Edukacja bez kompetencji

Szkolnictwo stało się chłopcem do bicia (zob. raport „Czego (nie) uczą polskie szkoły?”). Tym razem dostało się urzędnikom („kuratoria nie mają kompetencji, aby oceniać jakość edukacji w szkołach”), nauczycielom („w polskich szkołach nauczyciele nie tylko za mało uczą praktycznych umiejętności, ale często uczą ich źle”) oraz uczniom („absolwentom brakuje przede wszystkim wiedzy praktycznej, która obecnie jest dużym atutem na rynku pracy”). A zatem prawie wszyscy są winni. Tylko minister edukacji jest poza podejrzeniami. Tak przynajmniej wynika z tego, co można przeczytać w prasie i Internecie na prawo i lewo oraz w środku, wszędzie totalna krytyka absolutnie wszystkiego (zob. np.
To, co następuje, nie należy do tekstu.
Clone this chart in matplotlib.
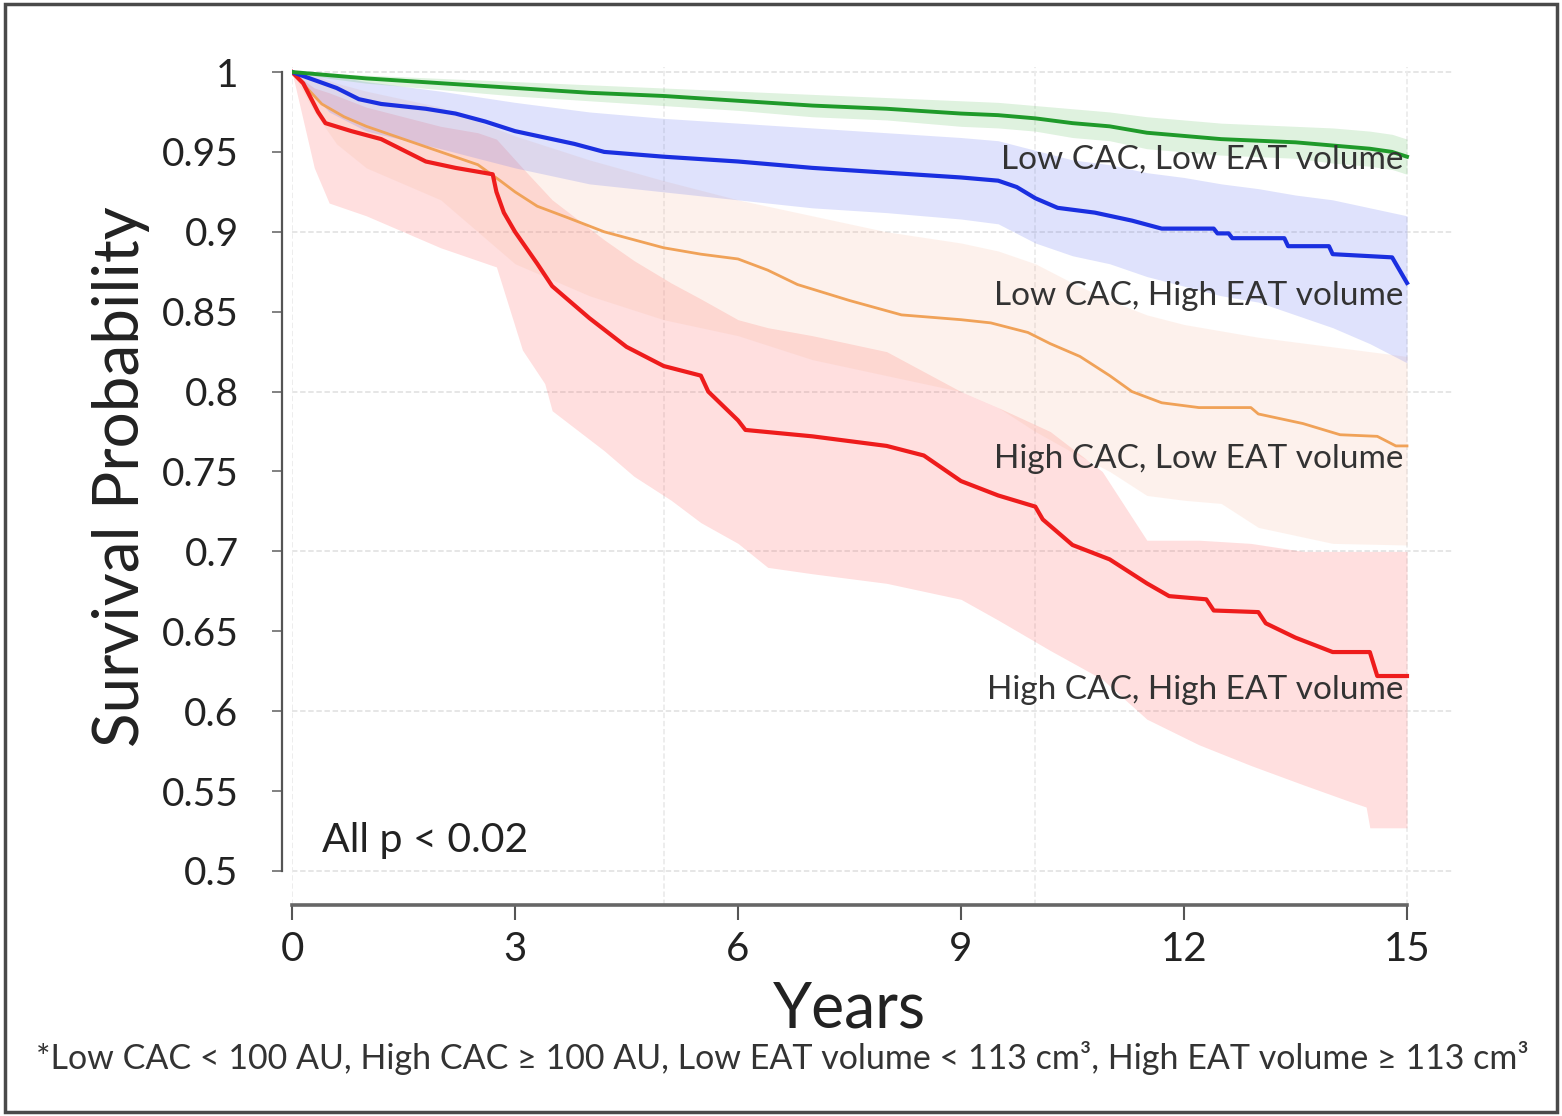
import matplotlib
matplotlib.use("Agg")
import matplotlib.pyplot as plt
from matplotlib.patches import Rectangle

plt.rcParams['font.family'] = ['Lato', 'DejaVu Sans']

# Kaplan-Meier curves (years, survival probability)
green_t = [0, 0.5, 1, 2, 3, 4, 5, 6, 7, 8, 9, 9.5, 10, 10.5, 11, 11.5, 12, 12.5, 13, 13.5, 14, 14.5, 14.8, 15]
green_s = [1.0, 0.998, 0.996, 0.993, 0.99, 0.987, 0.985, 0.982, 0.979, 0.977, 0.974, 0.973, 0.971, 0.968,
           0.966, 0.962, 0.96, 0.958, 0.957, 0.956, 0.954, 0.952, 0.95, 0.947]
green_hi = [1.0, 0.999, 0.998, 0.996, 0.994, 0.992, 0.99, 0.988, 0.986, 0.984, 0.982, 0.981, 0.979, 0.977,
            0.975, 0.972, 0.97, 0.968, 0.967, 0.966, 0.965, 0.963, 0.961, 0.958]
green_lo = [1.0, 0.996, 0.993, 0.989, 0.985, 0.982, 0.979, 0.976, 0.972, 0.97, 0.966, 0.965, 0.963, 0.959,
            0.957, 0.952, 0.95, 0.948, 0.947, 0.946, 0.943, 0.941, 0.939, 0.936]

blue_t = [0, 0.3, 0.6, 0.9, 1.2, 1.8, 2.2, 2.6, 3.0, 3.4, 3.8, 4.2, 5.0, 6.0, 7.0, 8.0, 9.0, 9.5, 9.75, 10.0,
          10.3, 10.8, 11.3, 11.7, 12.4, 12.45, 12.6, 12.65, 13.35, 13.4, 13.95, 14.0, 14.8, 15.0]
blue_s = [1.0, 0.995, 0.99, 0.983, 0.98, 0.977, 0.974, 0.969, 0.963, 0.959, 0.955, 0.95, 0.947, 0.944, 0.94,
          0.937, 0.934, 0.932, 0.928, 0.921, 0.915, 0.912, 0.907, 0.902, 0.902, 0.899, 0.899, 0.896, 0.896,
          0.891, 0.891, 0.886, 0.884, 0.868]
blue_band_t = [0, 0.5, 1, 2, 3, 4, 5, 6, 7, 8, 9, 9.5, 10, 10.5, 11, 11.5, 12, 12.5, 13, 13.5, 14, 14.5, 15]
blue_hi = [1.0, 0.998, 0.994, 0.988, 0.981, 0.975, 0.971, 0.968, 0.965, 0.962, 0.959, 0.957, 0.951, 0.945,
           0.942, 0.937, 0.934, 0.93, 0.927, 0.923, 0.92, 0.915, 0.91]
blue_lo = [1.0, 0.975, 0.963, 0.952, 0.94, 0.93, 0.925, 0.92, 0.915, 0.912, 0.908, 0.905, 0.893, 0.885,
           0.88, 0.872, 0.866, 0.86, 0.856, 0.848, 0.84, 0.83, 0.818]

orange_t = [0, 0.2, 0.4, 0.7, 1.0, 1.5, 2.0, 2.5, 2.8, 3.0, 3.3, 3.7, 4.2, 5.0, 5.5, 6.0, 6.4, 6.8, 7.5, 8.2,
            9.0, 9.4, 9.9, 10.2, 10.6, 11.0, 11.3, 11.7, 12.2, 12.9, 13.0, 13.6, 14.1, 14.6, 14.85, 15.0]
orange_s = [1.0, 0.99, 0.98, 0.972, 0.966, 0.958, 0.95, 0.942, 0.932, 0.925, 0.916, 0.909, 0.9, 0.89, 0.886,
            0.883, 0.876, 0.867, 0.857, 0.848, 0.845, 0.843, 0.837, 0.83, 0.822, 0.81, 0.8, 0.793, 0.79, 0.79,
            0.786, 0.78, 0.773, 0.772, 0.766, 0.766]
orange_band_t = [0, 0.3, 0.6, 1.0, 2.0, 3.0, 4.0, 5.0, 6.0, 7.0, 8.0, 9.0, 9.5, 10.0, 10.5, 11.0, 11.5, 12.0,
                 12.5, 13.0, 14.0, 15.0]
orange_hi = [1.0, 0.998, 0.993, 0.988, 0.978, 0.96, 0.945, 0.932, 0.92, 0.91, 0.9, 0.893, 0.888, 0.88, 0.868,
             0.857, 0.848, 0.842, 0.838, 0.834, 0.828, 0.822]
orange_lo = [1.0, 0.975, 0.955, 0.94, 0.92, 0.88, 0.86, 0.845, 0.835, 0.82, 0.81, 0.8, 0.79, 0.775, 0.762,
             0.75, 0.735, 0.732, 0.73, 0.715, 0.705, 0.704]

red_t = [0, 0.15, 0.35, 0.45, 0.8, 1.2, 1.5, 1.8, 2.2, 2.7, 2.75, 2.85, 3.0, 3.3, 3.5, 4.0, 4.5, 5.0, 5.5,
         5.6, 6.0, 6.1, 7.0, 8.0, 8.5, 9.0, 9.5, 10.0, 10.1, 10.5, 11.0, 11.5, 11.8, 12.3, 12.4, 13.0, 13.1,
         13.5, 14.0, 14.5, 14.6, 15.0]
red_s = [1.0, 0.993, 0.975, 0.968, 0.963, 0.958, 0.951, 0.944, 0.94, 0.936, 0.925, 0.912, 0.9, 0.88, 0.866,
         0.846, 0.828, 0.816, 0.81, 0.8, 0.782, 0.776, 0.772, 0.766, 0.76, 0.744, 0.735, 0.728, 0.72, 0.704,
         0.695, 0.68, 0.672, 0.67, 0.663, 0.662, 0.655, 0.646, 0.637, 0.637, 0.622, 0.622]
red_band_t = [0, 0.3, 0.5, 1.0, 1.5, 2.0, 2.5, 2.75, 3.1, 3.4, 3.5, 4.2, 4.6, 5.1, 5.5, 6.0, 6.4, 7.0, 8.0,
              9.0, 9.5, 10.2, 10.9, 11.5, 12.2, 12.9, 13.6, 14.2, 14.45, 14.5, 15.0]
red_hi = [1.0, 0.99, 0.987, 0.978, 0.972, 0.966, 0.962, 0.958, 0.94, 0.925, 0.92, 0.895, 0.882, 0.868, 0.858,
          0.845, 0.84, 0.835, 0.825, 0.8, 0.79, 0.775, 0.75, 0.707, 0.707, 0.705, 0.7, 0.7, 0.7, 0.7, 0.7]
red_lo = [1.0, 0.94, 0.918, 0.91, 0.9, 0.89, 0.882, 0.878, 0.826, 0.805, 0.788, 0.763, 0.747, 0.732, 0.718,
          0.705, 0.69, 0.686, 0.68, 0.67, 0.657, 0.638, 0.62, 0.595, 0.579, 0.566, 0.554, 0.544, 0.54, 0.527,
          0.527]

labels = ["Low CAC, Low EAT volume", "Low CAC, High EAT volume",
          "High CAC, Low EAT volume", "High CAC, High EAT volume"]
label_y = [0.945, 0.86, 0.758, 0.613]

y_ticks = [0.5, 0.55, 0.6, 0.65, 0.7, 0.75, 0.8, 0.85, 0.9, 0.95, 1.0]
y_tick_labels = ["0.5", "0.55", "0.6", "0.65", "0.7", "0.75", "0.8", "0.85", "0.9", "0.95", "1"]
x_ticks = [0, 3, 6, 9, 12, 15]
grid_y = [0.5, 0.6, 0.7, 0.8, 0.9, 1.0]
grid_x = [0, 5, 10, 15]

fig = plt.figure(figsize=(15.62, 11.16), dpi=100)
ax = fig.add_axes([0.18694, 0.18907, 0.74238, 0.7507])
ax.set_xlim(0, 15.6)
ax.set_ylim(0.4787, 1.003)

for g in grid_y:
    ax.axhline(g, color='#e4e4e4', lw=1.3, ls=(0, (3, 1.5)), zorder=0)
for g in grid_x:
    ax.axvline(g, color='#ececec', lw=1.3, ls=(0, (3, 1.5)), zorder=0)

# confidence bands
ax.fill_between(red_band_t, red_lo, red_hi, color='#ff6060', alpha=0.2, lw=0, zorder=1)
ax.fill_between(orange_band_t, orange_lo, orange_hi, color='#f8b090', alpha=0.17, lw=0, zorder=1)
ax.fill_between(blue_band_t, blue_lo, blue_hi, color='#6070f0', alpha=0.2, lw=0, zorder=1)
ax.fill_between(green_t, green_lo, green_hi, color='#60c060', alpha=0.2, lw=0, zorder=1)

# survival curves
ax.plot(orange_t, orange_s, color='#f0a258', lw=2.0, zorder=3)
ax.plot(red_t, red_s, color='#ee1c1c', lw=3.0, zorder=4)
ax.plot(blue_t, blue_s, color='#1a2fe0', lw=3.0, zorder=4)
ax.plot(green_t, green_s, color='#1f9a2a', lw=2.8, zorder=4)

for txt, yy in zip(labels, label_y):
    ax.text(14.95, yy, txt, ha='right', va='center', fontsize=24, color='#333333', zorder=5)
ax.text(0.4, 0.519, "All p < 0.02", ha='left', va='center', fontsize=29.5, color='#222222')

ax.set_yticks(y_ticks)
ax.set_yticklabels(y_tick_labels)
ax.set_xticks(x_ticks)
ax.tick_params(axis='y', labelsize=28, length=7, width=1.3, color='#777777', pad=24, labelcolor='#222222')
ax.tick_params(axis='x', labelsize=29, length=11, width=1.5, color='#555555', pad=8, labelcolor='#222222')

for side in ['top', 'right']:
    ax.spines[side].set_visible(False)
ax.spines['left'].set_bounds(0.5, 1.0)
ax.spines['left'].set_position(('outward', 7.5))
ax.spines['bottom'].set_bounds(0, 15)
ax.spines['left'].set_color('#555555')
ax.spines['bottom'].set_color('#666666')
ax.spines['left'].set_linewidth(1.6)
ax.spines['bottom'].set_linewidth(2.6)

fig.text(0.0775, 0.573, "Survival Probability", rotation=90, ha='center', va='center',
         fontsize=46, color='#222222')
fig.text(0.5438, 0.095, "Years", ha='center', va='center', fontsize=45, color='#222222')
fig.text(0.5007, 0.052, "*Low CAC < 100 AU, High CAC \u2265 100 AU, Low EAT volume < 113 cm\u00b3, "
         "High EAT volume \u2265 113 cm\u00b3", ha='center', va='center', fontsize=24.5, color='#333333')

fig.add_artist(Rectangle((0.003, 0.004), 0.994, 0.992, transform=fig.transFigure,
                         fill=False, edgecolor='#4a4a4a', lw=2.5))

fig.savefig('out.png', dpi=100)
Onet, Interia, WP).

Oto – według raportu – obraz polskiego szkolnictwa: nauczyciele głąby, uczniowie nieuki, urzędnicy bez kompetencji. Głąb głąba głąbem pogania. Nic tylko wyjechać za granicę i tam zdobywać wykształcenie.

Nie wątpię, że polskim szkołom wiele brakuje, jednak nie przesadzajmy z totalną krytyką. Czy tworzenie raportów o stanie edukacji ma polegać na wypisywaniu ogólników, których nikt nie sprawdzi, bo nie ma jak. Czy wszyscy urzędnicy w kuratoriach są niekompetentni? Czy wszyscy nauczyciele często źle uczą? Czy wszyscy uczniowie są nieprzygotowani do pracy? Zastanówmy się nad konsekwencjami takich twierdzeń. Jeśli ktoś chce zmienić wszystko, najczęściej nie udaje mu się zmienić nic. A zatem trochę pokory wobec wszystkich ludzi edukacji. Jest wiele rzeczy do poprawienia, ale nie trzeba wszystkiego burzyć, zaorywać i budować od nowa. Natomiast można na istniejącym fundamencie wznieść się wyżej, ale ten fundament trzeba docenić.

Jaką wartość ma ten raport, skoro publikuje się z niego tylko powszechnie znane opinie, typowe plotki, a żadnych konkretów? Czy pisanie o szkole ma polegać wyłącznie na wyciąganiu z niej brudów? OK., tu i ówdzie nauczyciele uczą źle, także w kuratoriach zdarzają się niekompetentni urzędnicy, a i wśród uczniów mamy osoby nieprzygotowane do podjęcia pracy. Porozmawiajmy, kto, gdzie i kiedy zawalił sprawę z edukacją praktyczną, ale nie trąbmy, że polska edukacja to kompletne zero.